- RECORD EXCERPTS:

***

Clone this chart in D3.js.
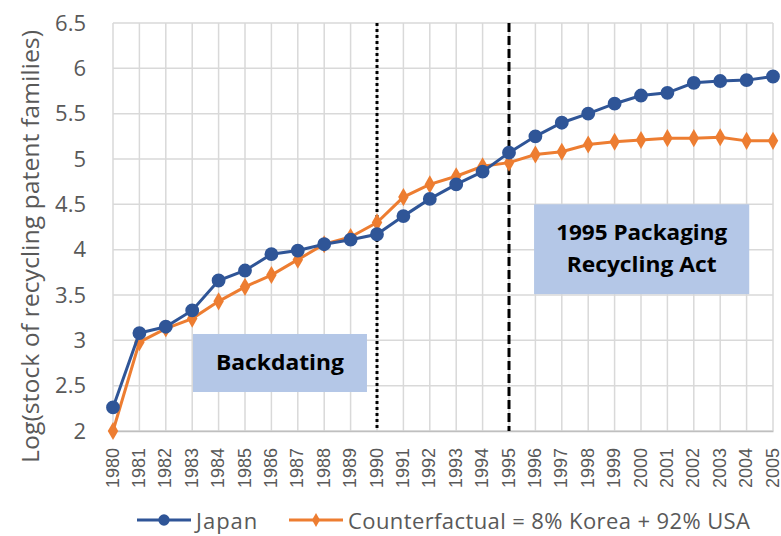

***

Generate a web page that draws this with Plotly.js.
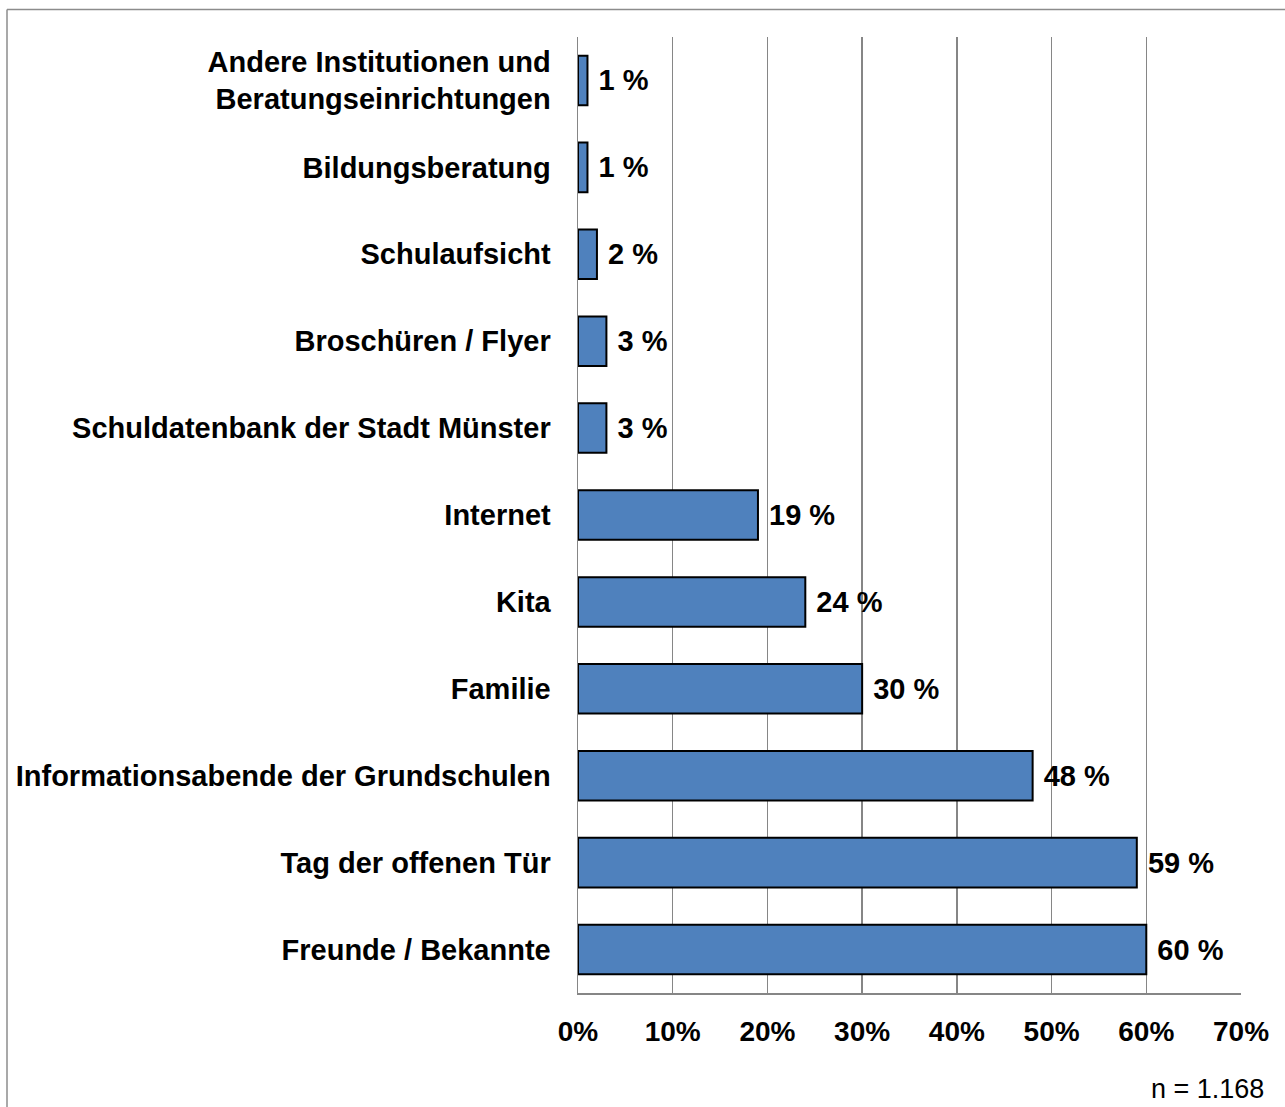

***

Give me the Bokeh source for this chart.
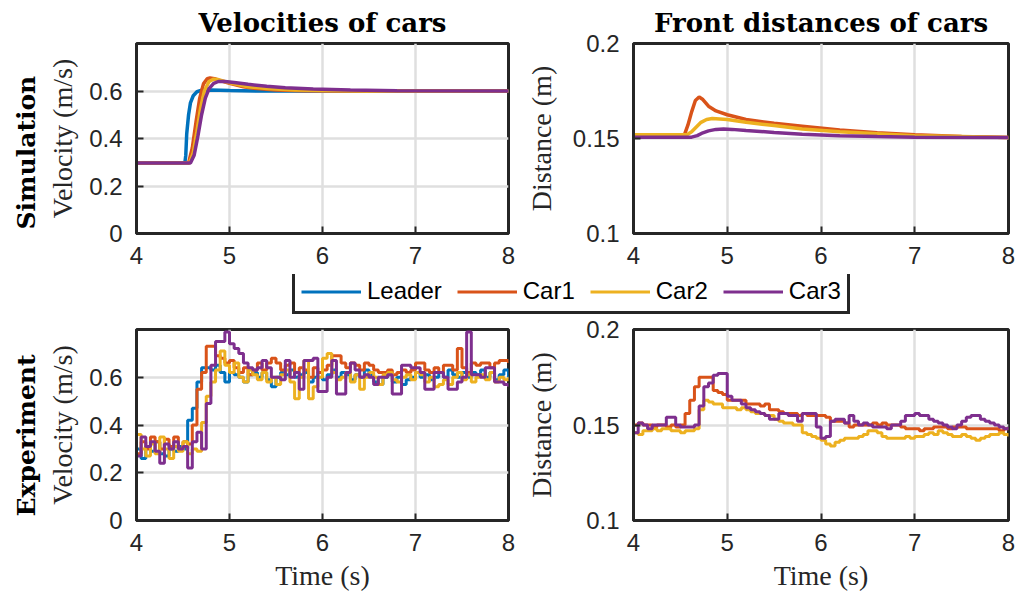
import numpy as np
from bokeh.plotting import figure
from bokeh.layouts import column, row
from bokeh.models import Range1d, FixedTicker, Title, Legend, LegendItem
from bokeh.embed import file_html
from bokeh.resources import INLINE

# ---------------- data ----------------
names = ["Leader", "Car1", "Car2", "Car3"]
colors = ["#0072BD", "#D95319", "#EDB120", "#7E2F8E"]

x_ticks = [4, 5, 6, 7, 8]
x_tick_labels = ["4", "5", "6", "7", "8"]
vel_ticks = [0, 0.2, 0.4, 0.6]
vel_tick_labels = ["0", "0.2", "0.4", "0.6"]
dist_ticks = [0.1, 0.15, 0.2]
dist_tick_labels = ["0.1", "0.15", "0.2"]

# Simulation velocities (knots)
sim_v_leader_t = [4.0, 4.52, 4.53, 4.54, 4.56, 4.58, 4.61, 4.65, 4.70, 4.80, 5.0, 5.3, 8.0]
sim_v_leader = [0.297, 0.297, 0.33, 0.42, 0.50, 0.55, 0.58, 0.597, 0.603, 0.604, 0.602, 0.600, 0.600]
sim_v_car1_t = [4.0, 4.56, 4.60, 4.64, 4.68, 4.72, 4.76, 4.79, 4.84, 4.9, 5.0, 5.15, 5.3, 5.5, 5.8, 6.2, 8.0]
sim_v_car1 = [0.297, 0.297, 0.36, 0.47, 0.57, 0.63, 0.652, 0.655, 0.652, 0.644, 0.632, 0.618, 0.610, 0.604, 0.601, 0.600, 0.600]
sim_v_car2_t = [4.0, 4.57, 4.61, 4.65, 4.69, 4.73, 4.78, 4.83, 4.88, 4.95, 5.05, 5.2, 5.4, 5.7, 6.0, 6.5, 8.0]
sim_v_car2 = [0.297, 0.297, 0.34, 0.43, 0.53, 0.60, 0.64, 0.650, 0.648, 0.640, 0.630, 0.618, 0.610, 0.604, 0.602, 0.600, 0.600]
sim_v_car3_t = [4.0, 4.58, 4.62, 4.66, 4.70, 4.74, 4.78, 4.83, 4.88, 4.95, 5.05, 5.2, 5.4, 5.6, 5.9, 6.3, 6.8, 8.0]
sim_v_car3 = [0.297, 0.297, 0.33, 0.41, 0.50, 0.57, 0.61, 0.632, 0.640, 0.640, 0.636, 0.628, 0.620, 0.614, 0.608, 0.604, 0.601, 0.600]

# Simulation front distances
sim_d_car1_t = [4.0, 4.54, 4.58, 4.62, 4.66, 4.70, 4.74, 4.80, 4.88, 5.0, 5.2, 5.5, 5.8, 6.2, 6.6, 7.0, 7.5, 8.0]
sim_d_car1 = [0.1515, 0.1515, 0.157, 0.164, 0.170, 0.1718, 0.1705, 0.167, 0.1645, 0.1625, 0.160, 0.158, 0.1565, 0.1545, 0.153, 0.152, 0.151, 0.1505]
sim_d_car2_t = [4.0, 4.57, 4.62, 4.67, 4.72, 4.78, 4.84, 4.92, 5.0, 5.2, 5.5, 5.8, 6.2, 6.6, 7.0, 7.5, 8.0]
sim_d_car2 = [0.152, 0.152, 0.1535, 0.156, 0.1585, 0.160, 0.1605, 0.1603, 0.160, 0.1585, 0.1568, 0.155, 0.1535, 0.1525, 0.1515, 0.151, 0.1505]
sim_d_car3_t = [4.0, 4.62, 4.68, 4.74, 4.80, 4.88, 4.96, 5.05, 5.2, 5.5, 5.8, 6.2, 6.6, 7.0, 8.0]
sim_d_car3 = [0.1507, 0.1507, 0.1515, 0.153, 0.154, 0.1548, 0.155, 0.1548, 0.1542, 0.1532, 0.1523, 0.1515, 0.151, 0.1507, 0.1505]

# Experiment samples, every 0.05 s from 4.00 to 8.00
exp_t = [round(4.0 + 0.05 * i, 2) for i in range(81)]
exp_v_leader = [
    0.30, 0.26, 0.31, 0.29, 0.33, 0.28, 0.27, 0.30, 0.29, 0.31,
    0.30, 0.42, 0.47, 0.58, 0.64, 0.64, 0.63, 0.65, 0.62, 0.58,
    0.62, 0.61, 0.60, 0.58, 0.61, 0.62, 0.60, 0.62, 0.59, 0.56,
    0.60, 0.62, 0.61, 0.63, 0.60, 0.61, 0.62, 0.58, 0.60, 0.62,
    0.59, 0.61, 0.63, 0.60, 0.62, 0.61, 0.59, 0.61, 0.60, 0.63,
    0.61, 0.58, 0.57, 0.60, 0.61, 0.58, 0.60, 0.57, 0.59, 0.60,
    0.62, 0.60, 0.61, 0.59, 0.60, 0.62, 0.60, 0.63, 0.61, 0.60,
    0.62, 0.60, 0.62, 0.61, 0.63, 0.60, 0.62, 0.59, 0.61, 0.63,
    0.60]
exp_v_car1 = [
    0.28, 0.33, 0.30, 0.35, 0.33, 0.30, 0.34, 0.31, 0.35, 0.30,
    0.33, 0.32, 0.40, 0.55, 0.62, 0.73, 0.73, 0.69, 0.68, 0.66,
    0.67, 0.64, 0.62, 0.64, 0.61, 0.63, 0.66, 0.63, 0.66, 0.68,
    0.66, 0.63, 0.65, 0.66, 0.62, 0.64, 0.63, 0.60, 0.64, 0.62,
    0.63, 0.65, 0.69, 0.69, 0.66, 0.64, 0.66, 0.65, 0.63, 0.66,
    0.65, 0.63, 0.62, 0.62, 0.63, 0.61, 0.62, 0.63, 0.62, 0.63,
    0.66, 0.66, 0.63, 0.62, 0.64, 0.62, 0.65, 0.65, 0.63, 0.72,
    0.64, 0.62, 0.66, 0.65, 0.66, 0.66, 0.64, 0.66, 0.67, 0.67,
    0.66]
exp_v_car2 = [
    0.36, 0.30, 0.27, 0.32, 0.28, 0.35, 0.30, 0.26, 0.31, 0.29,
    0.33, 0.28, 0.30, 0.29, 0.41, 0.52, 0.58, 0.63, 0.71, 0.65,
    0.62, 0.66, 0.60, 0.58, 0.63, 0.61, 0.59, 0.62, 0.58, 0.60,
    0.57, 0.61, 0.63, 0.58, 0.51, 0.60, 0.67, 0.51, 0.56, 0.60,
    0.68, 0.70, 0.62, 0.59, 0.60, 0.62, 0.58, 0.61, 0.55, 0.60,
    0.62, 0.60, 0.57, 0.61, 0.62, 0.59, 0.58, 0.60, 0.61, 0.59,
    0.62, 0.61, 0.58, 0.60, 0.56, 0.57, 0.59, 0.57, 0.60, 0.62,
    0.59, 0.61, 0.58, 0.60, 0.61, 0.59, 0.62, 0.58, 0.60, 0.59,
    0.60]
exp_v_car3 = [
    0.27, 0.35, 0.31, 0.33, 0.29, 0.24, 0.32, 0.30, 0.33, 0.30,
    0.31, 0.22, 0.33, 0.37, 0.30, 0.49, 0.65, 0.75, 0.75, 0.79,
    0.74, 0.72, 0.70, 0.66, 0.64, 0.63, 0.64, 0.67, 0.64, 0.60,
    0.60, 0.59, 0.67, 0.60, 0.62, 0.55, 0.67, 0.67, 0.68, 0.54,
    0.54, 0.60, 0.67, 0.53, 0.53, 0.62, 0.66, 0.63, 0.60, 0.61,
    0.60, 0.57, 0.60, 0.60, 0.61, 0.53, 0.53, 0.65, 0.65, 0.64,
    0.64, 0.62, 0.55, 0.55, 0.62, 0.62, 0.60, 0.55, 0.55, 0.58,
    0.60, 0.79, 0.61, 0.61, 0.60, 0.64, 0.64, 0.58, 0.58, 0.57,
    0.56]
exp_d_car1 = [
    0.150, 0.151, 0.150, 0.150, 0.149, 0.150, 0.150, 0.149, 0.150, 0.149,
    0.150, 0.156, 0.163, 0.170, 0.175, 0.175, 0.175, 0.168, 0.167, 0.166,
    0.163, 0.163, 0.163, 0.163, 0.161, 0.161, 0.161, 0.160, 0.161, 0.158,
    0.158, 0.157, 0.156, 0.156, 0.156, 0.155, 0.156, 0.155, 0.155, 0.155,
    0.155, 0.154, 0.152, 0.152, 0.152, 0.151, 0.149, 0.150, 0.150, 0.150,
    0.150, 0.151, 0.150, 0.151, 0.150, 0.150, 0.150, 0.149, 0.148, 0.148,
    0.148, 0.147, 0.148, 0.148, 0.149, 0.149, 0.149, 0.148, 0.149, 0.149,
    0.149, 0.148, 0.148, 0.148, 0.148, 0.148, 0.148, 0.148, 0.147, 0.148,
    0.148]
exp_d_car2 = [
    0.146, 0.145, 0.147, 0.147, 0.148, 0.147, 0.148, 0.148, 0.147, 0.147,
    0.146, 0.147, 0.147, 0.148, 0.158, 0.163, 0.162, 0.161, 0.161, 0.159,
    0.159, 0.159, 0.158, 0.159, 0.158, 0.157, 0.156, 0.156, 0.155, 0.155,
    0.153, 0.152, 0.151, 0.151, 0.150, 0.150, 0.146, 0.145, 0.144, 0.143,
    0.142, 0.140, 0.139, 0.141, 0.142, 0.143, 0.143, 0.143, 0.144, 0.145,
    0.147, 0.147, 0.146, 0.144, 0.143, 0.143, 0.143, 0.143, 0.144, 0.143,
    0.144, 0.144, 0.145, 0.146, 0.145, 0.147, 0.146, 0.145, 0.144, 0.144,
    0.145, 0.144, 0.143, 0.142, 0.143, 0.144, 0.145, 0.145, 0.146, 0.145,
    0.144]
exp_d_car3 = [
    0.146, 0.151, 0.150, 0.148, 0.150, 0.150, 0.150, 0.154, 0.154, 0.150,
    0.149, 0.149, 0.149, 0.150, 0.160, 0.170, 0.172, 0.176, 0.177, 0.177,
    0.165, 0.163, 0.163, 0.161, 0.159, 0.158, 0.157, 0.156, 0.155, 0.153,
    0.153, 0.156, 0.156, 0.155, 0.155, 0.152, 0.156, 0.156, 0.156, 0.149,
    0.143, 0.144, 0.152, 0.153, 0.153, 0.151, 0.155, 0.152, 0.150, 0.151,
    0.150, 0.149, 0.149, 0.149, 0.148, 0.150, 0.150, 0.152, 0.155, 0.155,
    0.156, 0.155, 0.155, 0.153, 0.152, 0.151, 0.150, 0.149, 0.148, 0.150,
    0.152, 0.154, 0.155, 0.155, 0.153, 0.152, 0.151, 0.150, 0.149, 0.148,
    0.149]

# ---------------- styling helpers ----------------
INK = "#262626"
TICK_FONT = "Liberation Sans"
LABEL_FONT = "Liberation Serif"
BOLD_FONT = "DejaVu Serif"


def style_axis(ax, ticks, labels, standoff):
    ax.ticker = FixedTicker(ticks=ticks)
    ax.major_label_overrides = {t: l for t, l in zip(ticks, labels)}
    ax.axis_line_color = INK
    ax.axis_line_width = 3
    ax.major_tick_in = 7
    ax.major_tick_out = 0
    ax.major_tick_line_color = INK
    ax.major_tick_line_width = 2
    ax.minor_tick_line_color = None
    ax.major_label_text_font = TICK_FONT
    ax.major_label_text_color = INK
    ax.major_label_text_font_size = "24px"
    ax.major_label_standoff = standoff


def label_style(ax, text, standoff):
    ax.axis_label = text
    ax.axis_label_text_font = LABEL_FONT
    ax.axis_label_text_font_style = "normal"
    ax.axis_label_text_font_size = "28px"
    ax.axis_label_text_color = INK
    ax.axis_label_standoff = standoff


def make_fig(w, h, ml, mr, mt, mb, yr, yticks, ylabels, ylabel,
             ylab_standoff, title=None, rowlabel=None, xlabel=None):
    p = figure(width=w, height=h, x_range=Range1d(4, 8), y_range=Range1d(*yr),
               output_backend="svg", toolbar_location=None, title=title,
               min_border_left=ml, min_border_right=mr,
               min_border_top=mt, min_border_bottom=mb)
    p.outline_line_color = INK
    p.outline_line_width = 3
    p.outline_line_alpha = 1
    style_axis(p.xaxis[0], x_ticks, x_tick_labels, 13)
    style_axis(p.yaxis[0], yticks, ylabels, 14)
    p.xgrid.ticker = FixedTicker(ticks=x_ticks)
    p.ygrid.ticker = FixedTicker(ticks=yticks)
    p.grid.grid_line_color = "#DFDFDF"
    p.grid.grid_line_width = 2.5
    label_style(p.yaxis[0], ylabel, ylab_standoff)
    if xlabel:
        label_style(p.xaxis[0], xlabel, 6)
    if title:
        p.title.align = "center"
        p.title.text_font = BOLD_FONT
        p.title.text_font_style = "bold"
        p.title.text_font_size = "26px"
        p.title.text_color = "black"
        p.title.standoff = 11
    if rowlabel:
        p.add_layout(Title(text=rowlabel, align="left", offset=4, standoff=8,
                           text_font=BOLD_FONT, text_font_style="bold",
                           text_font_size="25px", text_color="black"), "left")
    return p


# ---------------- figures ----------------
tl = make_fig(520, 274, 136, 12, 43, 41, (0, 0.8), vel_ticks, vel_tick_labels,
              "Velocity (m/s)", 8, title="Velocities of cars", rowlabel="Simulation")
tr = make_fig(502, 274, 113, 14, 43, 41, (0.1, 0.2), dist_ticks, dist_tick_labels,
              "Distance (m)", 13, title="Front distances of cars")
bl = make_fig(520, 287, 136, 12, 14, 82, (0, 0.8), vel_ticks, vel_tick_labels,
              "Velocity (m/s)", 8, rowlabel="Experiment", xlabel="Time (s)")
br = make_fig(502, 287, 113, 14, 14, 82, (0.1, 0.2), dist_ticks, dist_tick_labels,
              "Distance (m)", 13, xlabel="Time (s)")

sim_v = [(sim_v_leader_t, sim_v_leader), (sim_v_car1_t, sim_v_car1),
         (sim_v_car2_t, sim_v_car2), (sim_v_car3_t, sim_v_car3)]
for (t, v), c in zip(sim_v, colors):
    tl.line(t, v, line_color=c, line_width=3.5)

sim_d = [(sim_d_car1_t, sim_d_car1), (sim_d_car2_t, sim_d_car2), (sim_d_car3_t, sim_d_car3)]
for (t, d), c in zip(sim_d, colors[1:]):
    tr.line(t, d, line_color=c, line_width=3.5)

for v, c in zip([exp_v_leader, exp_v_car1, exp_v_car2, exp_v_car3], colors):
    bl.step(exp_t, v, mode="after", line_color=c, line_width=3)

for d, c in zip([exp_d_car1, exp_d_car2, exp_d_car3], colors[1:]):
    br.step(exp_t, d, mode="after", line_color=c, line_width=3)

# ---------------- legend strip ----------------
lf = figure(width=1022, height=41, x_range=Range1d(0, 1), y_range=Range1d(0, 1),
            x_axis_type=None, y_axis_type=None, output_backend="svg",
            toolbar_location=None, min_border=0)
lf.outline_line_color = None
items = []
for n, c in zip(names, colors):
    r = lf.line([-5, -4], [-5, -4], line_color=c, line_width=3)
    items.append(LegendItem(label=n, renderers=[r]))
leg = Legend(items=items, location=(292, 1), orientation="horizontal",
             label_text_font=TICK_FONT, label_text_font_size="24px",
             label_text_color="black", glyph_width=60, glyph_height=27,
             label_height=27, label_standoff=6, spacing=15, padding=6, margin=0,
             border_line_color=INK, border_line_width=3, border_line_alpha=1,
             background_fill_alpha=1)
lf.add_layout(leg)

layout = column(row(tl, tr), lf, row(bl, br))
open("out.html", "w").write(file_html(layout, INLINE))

***

- GIVEN TASK: Copy each line that contains the word "chart".

- ANSWER FOR THIS EXERCISE:
Clone this chart in D3.js.
Give me the Bokeh source for this chart.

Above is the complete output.